Objective:
Exactly retype the lines from the top of the data through the line containing "3.8e20, 8.8e20, 1.5e21]", leaving out every picture.

☆ ☆ ☆ ☆ ☆

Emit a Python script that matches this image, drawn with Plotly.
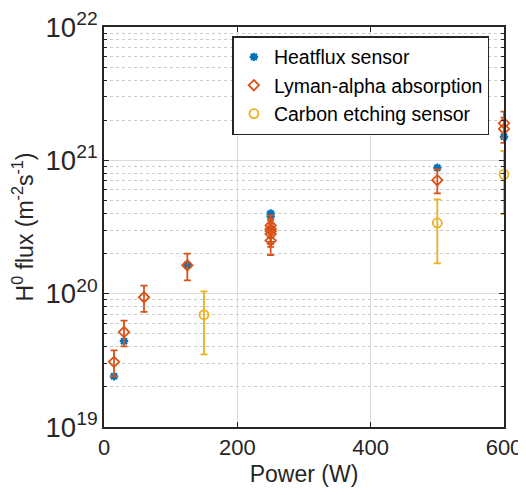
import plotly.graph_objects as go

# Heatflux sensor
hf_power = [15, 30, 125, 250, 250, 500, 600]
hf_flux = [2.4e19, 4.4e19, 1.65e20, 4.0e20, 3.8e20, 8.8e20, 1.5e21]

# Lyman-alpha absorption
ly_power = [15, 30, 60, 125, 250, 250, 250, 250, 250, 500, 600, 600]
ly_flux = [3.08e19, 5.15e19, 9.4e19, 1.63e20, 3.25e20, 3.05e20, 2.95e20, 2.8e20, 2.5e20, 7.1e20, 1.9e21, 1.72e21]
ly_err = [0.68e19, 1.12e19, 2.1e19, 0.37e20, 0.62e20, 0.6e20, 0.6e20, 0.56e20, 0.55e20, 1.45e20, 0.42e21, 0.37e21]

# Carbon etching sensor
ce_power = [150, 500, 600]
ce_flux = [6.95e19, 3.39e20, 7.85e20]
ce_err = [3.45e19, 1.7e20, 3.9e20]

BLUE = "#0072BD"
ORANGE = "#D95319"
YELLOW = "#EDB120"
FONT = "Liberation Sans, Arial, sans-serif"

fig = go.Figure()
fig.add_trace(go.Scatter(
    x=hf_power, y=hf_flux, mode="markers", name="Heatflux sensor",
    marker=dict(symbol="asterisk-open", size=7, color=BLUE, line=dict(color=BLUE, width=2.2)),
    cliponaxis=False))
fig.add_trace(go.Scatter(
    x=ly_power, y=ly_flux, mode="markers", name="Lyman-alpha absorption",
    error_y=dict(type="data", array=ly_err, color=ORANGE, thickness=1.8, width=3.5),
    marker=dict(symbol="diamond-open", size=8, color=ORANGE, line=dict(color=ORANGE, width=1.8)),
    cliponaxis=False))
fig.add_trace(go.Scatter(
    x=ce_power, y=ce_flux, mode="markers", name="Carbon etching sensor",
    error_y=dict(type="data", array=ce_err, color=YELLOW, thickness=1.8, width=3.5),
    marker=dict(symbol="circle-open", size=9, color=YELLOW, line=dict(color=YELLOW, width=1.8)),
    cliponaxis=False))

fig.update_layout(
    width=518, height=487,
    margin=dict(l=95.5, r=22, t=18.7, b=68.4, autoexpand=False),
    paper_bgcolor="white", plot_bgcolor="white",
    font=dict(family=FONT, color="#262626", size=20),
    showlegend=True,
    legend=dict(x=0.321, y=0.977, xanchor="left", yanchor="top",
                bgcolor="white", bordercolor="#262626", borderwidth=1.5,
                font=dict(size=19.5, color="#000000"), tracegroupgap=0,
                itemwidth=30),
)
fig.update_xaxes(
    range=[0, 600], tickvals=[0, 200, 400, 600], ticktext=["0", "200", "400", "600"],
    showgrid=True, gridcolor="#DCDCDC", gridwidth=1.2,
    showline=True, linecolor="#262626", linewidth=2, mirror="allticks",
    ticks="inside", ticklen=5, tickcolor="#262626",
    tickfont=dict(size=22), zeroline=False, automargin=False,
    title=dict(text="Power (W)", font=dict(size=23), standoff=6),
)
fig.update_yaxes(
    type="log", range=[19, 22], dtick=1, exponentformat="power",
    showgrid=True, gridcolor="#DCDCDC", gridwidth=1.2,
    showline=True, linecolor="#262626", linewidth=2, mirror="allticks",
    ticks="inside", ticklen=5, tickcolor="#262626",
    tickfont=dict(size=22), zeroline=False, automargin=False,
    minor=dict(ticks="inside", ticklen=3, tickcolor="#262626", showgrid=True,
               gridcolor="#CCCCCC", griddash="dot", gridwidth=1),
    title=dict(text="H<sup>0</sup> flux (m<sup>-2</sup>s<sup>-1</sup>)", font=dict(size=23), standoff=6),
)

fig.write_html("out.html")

☆ ☆ ☆ ☆ ☆

Complete response:
Emit a Python script that matches this image, drawn with Plotly.
import plotly.graph_objects as go

# Heatflux sensor
hf_power = [15, 30, 125, 250, 250, 500, 600]
hf_flux = [2.4e19, 4.4e19, 1.65e20, 4.0e20, 3.8e20, 8.8e20, 1.5e21]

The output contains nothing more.